The other major channel of inquiry that Ranciere has inspired surrounds his idea of emergence. Clearly, Ranciere mistrusts institutions, but he is also skeptical of leaders of any kind. We see this in the Ignorant Schoolmaster where he highlights Jacatot's reluctance to even lecture, preferring to meet individuals, in his hotel. Emancipation will only spread from one individual to another.
"Emergence" has been a strong buzzword since the early days of the Internet. Large amounts of scholarship have been devoted to the study of networks, how they grow, how information spreads like a contagion. I have been wary of the optimism of emergence on the Internet, though, as it strikes me too much of enthusiasm for the invisible hand of the market. Ranciere has rekindled some of my interest in anarchism, and possibly poses an alternative to viewing emergence as an unfettered marketplace. I would like to follow up the readings that we've done to try to uncover more of Ranciere's views about emergence and the spread of freedom.

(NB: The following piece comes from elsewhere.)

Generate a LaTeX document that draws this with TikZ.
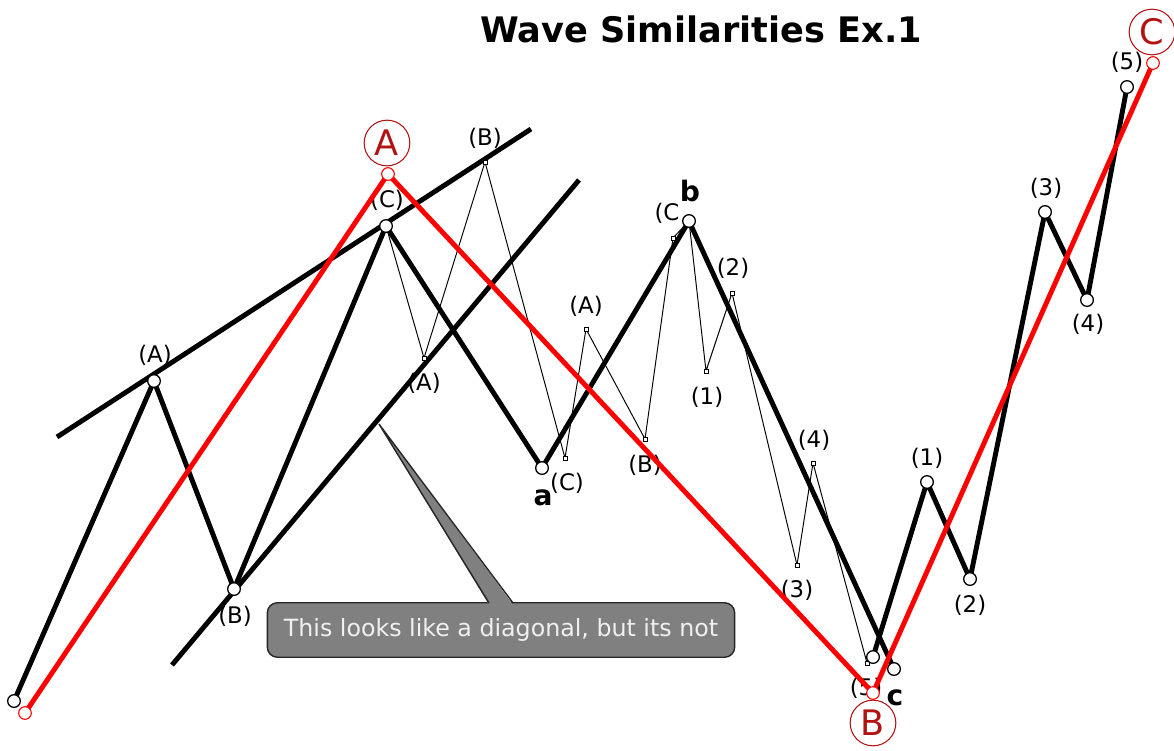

These ideas and more are proving useful as I incorporate them into my thinking about my dissertation, and I have plans to work on a paper about Ranciere and technology with a friend this summer. In some ways, though, the greater challenge of the seminar is how to view Ranciere's ideas in terms of my practice as a teacher. It's in this light that his pedagogy is truly "radical". What would happen if I offered my programming students no explanations, no "reduced" examples? Two semesters ago, I employed a watered down version of Universal Teaching in my Programming II class. The only homework, for the entire semester was one large, group project. I assigned myself the role of managing the project, having teams report on their progress. I didn't approach the severity of Jacatot, though. I carefully selected weekly readings, structured the topics of my "mini-lectures" like a good constructivist, and offered code examples that the students could work from. Further, I ran "code reviews" where I critiqued the content of their efforts. Even with this weak version, I have backed away from the technique. The students complained (I know, they always complain), but with some good reasons. The gap was too great between everything they had done before and what I was asking them to do. I now offer weekly homework assignments for the first half of the course and only begin project work in the second half. I also do more review, more explication, and more stultification. Even if I agreed with Universal Teaching, I need to find a way to make it work. I think, in part, this can be done by transparently explaining the approach. "I have nothing to teach you." For better or worse, I am taking the fall term off from teaching, so I won't get to experiment with a more Rancierian technique in the near future.